• [GIVEN PROBLEM] Check each line of the records for "with"; collect those that have it.

• [DATASET]
========================================================================
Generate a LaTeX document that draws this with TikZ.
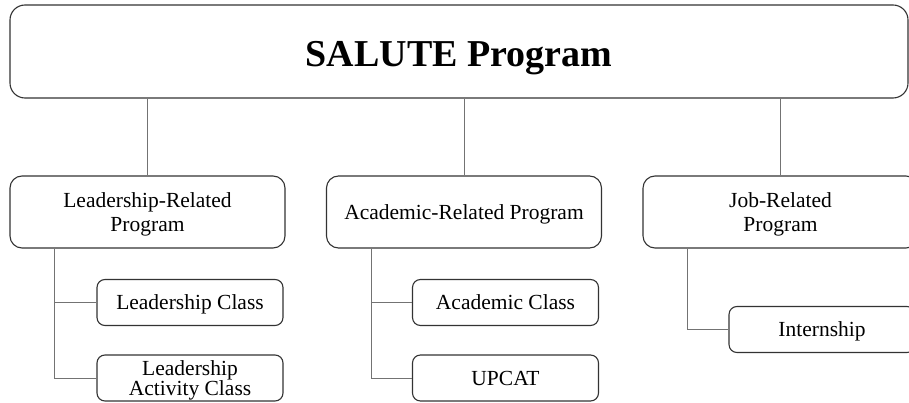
\documentclass[tikz,border=0pt]{standalone}
\usepackage{fontspec}
\setmainfont{Liberation Serif}
\begin{document}
\begin{tikzpicture}[x=1pt, y=-1pt,
    topbox/.style={draw=black!80, line width=1.1pt, rounded corners=15pt, minimum width=898pt, minimum height=93pt, inner sep=0pt, text height=31pt, text depth=0pt, font=\fontsize{38}{40}\selectfont\bfseries},
    progbox/.style={draw=black!80, line width=1.1pt, rounded corners=12pt, minimum width=275pt, minimum height=72pt, inner sep=0pt, text depth=0pt, align=center, font=\fontsize{21.5}{23.5}\selectfont},
    classbox/.style={draw=black!80, line width=1.1pt, rounded corners=8pt, minimum width=186pt, minimum height=46pt, inner sep=0pt, text depth=0pt, align=center, font=\fontsize{21.5}{20}\selectfont},
    link/.style={draw=black!55, line width=0.9pt}]
    \useasboundingbox (0,0) rectangle (909,403);
    % main program
    \node[topbox] (salute) at (459,51.5) {SALUTE Program};
    % the three sub-programs
    \node[progbox] (lead) at (147.5,212) {Leadership-Related\\Program};
    \node[progbox] (acad) at (464,212) {Academic-Related Program};
    \node[progbox] (job) at (780.5,212) {Job-Related\\Program};
    % classes under each sub-program
    \node[classbox] (lclass) at (190,302.5) {Leadership Class};
    \node[classbox] (lact) at (190,378) {Leadership\\Activity Class};
    \node[classbox] (aclass) at (505.5,302.5) {Academic Class};
    \node[classbox] (upcat) at (505.5,378) {UPCAT};
    \node[classbox] (intern) at (822,329.5) {Internship};
    % links
    \foreach \p in {lead,acad,job}{
        \draw[link] (\p.north) -- (\p.north |- salute.south);
        \coordinate (\p-trunk) at ([xshift=45pt]\p.south west);
    }
    \foreach \p/\c in {lead/lclass,lead/lact,acad/aclass,acad/upcat,job/intern}{
        \draw[link] (\p-trunk) |- (\c.west);
    }
\end{tikzpicture}
\end{document}
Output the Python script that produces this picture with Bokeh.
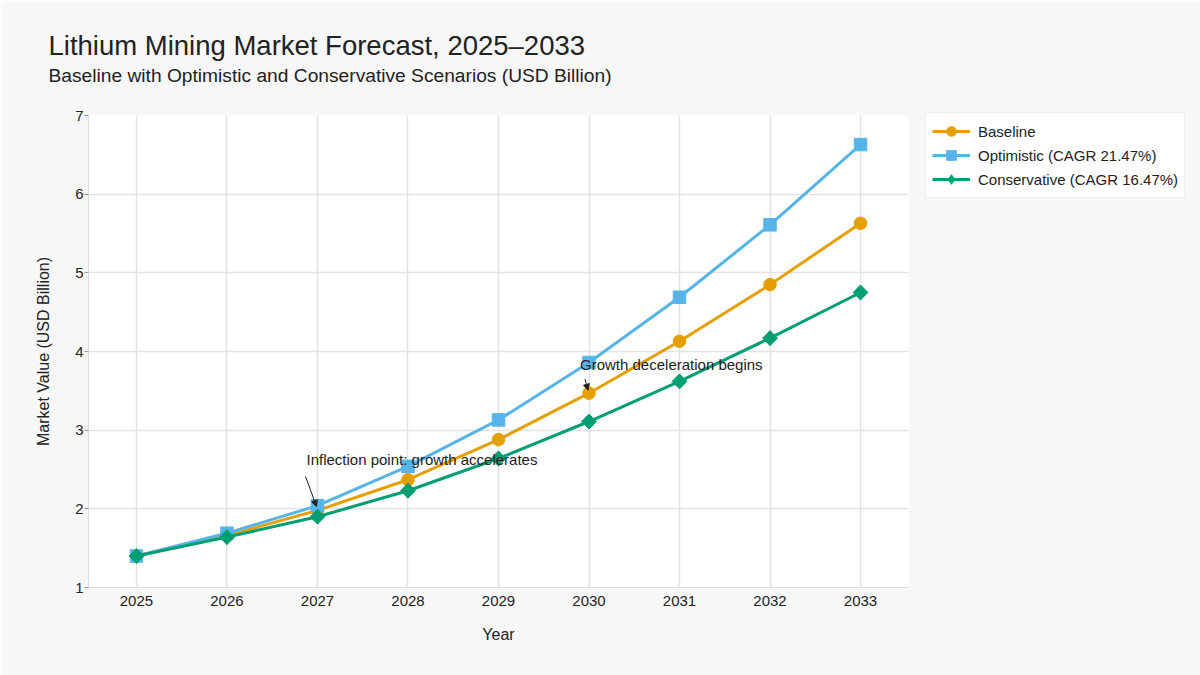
import math
from bokeh.plotting import figure
from bokeh.models import (Title, Legend, LegendItem, Arrow, NormalHead, Label,
                          FixedTicker, Range1d)
from bokeh.embed import file_html
from bokeh.resources import INLINE

years = [2025, 2026, 2027, 2028, 2029, 2030, 2031, 2032, 2033]
baseline = [1.40, 1.66, 1.98, 2.37, 2.88, 3.47, 4.13, 4.85, 5.63]
optimistic = [1.40, 1.69, 2.04, 2.54, 3.13, 3.86, 4.69, 5.61, 6.63]
conservative = [1.40, 1.64, 1.90, 2.23, 2.64, 3.11, 3.62, 4.17, 4.75]
series_names = ["Baseline", "Optimistic (CAGR 21.47%)", "Conservative (CAGR 16.47%)"]
y_ticks = [1, 2, 3, 4, 5, 6, 7]
annotations = [
    ("Inflection point: growth accelerates", 2027, 1.98),
    ("Growth deceleration begins", 2030, 3.47),
]

FONT = "Liberation Sans"
BG = "#f7f7f7"

p = figure(frame_width=820, frame_height=472, output_backend="svg", toolbar_location=None,
           x_range=Range1d(2024.47, 2033.53), y_range=Range1d(1, 7),
           background_fill_color="white", border_fill_color=BG,
           min_border_left=88, min_border_right=0, min_border_bottom=88,
           min_border_top=115)
p.outline_line_color = None

p.title.text = "Lithium Mining Market Forecast, 2025\u20132033"
p.title.text_font = FONT
p.title.text_font_size = "27.5px"
p.title.text_font_style = "normal"
p.title.text_color = "#222222"
p.title.align = "left"
p.title.offset = -40
try:
    p.title.standoff = -54
except Exception:
    p.title.standoff = 0
p.add_layout(Title(text="Baseline with Optimistic and Conservative Scenarios (USD Billion)",
                   text_font=FONT, text_font_size="19.2px", text_font_style="normal",
                   text_color="#222222", align="left", offset=-40, standoff=59), "above")

p.xaxis.ticker = FixedTicker(ticks=years)
p.yaxis.ticker = FixedTicker(ticks=y_ticks)
for ax in (p.xaxis[0], p.yaxis[0]):
    ax.axis_line_color = "#dddddd"
    ax.major_tick_line_color = "#999999"
    ax.minor_tick_line_color = None
    ax.major_tick_in = 0
    ax.major_tick_out = 0
    ax.major_label_text_font = FONT
    ax.major_label_text_font_size = "15px"
    ax.major_label_text_color = "#222222"
    ax.axis_label_text_font = FONT
    ax.axis_label_text_font_size = "16px"
    ax.axis_label_text_font_style = "normal"
    ax.axis_label_text_color = "#222222"
p.yaxis.major_tick_out = 4
p.xaxis.axis_label = "Year"
p.yaxis.axis_label = "Market Value (USD Billion)"
p.xaxis.major_label_standoff = 8
p.yaxis.major_label_standoff = 1
p.xaxis.axis_label_standoff = 17
p.yaxis.axis_label_standoff = 20

p.xgrid.grid_line_color = "#e2e2e2"
p.ygrid.grid_line_color = "#e2e2e2"
p.xgrid.grid_line_width = 1.5
p.ygrid.grid_line_width = 1.5

colors = ["#E69F00", "#56B4E9", "#009E73"]
l1 = p.line(years, baseline, line_color=colors[0], line_width=3)
m1 = p.scatter(years, baseline, marker="circle", size=12.5, color=colors[0])
l2 = p.line(years, optimistic, line_color=colors[1], line_width=3)
m2 = p.scatter(years, optimistic, marker="square", size=12.5, color=colors[1])
l3 = p.line(years, conservative, line_color=colors[2], line_width=3)
d3 = p.scatter(years, conservative, marker="diamond", size=14.5, color=colors[2])
m3 = p.scatter(years, conservative, marker="square", size=10.5, angle=math.pi / 4,
               color=colors[2])
items = [LegendItem(label=series_names[0], renderers=[l1, m1]),
         LegendItem(label=series_names[1], renderers=[l2, m2]),
         LegendItem(label=series_names[2], renderers=[l3, d3])]
legend = Legend(items=items, location=(17, 389), label_text_font=FONT,
                label_text_font_size="15px", label_text_color="#222222",
                border_line_color="#dddddd", background_fill_color="white",
                glyph_width=38, glyph_height=24, spacing=0, padding=6,
                margin=14, label_standoff=8)
p.add_layout(legend, "right")

# annotations
txt1, x1, y1 = annotations[0]
p.add_layout(Label(x=x1, y=y1, text=txt1, x_offset=-11, y_offset=42,
                   text_font=FONT, text_font_size="15px", text_color="#222222"))
txt2, x2, y2 = annotations[1]
p.add_layout(Label(x=x2, y=y2, text=txt2, x_offset=-9, y_offset=20,
                   text_font=FONT, text_font_size="15px", text_color="#222222"))

ppx = 820 / (2033.53 - 2024.47)
ppy = 472 / 6.0
p.add_layout(Arrow(end=NormalHead(size=6, fill_color="#222222", line_color="#222222"),
                   x_start=x1 - 12 / ppx, y_start=y1 + 34 / ppy,
                   x_end=x1 - 1 / ppx, y_end=y1 + 4 / ppy,
                   line_color="#222222", line_width=1))
p.add_layout(Arrow(end=NormalHead(size=6, fill_color="#222222", line_color="#222222"),
                   x_start=x2 - 4 / ppx, y_start=y2 + 14 / ppy,
                   x_end=x2 - 1 / ppx, y_end=y2 + 3 / ppy,
                   line_color="#222222", line_width=1))

open("out.html", "w").write(file_html(p, INLINE))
========================================================================
• [SOLUTION FOR THIS EXERCISE]
Generate a LaTeX document that draws this with TikZ.
Output the Python script that produces this picture with Bokeh.
p.add_layout(Title(text="Baseline with Optimistic and Conservative Scenarios (USD Billion)",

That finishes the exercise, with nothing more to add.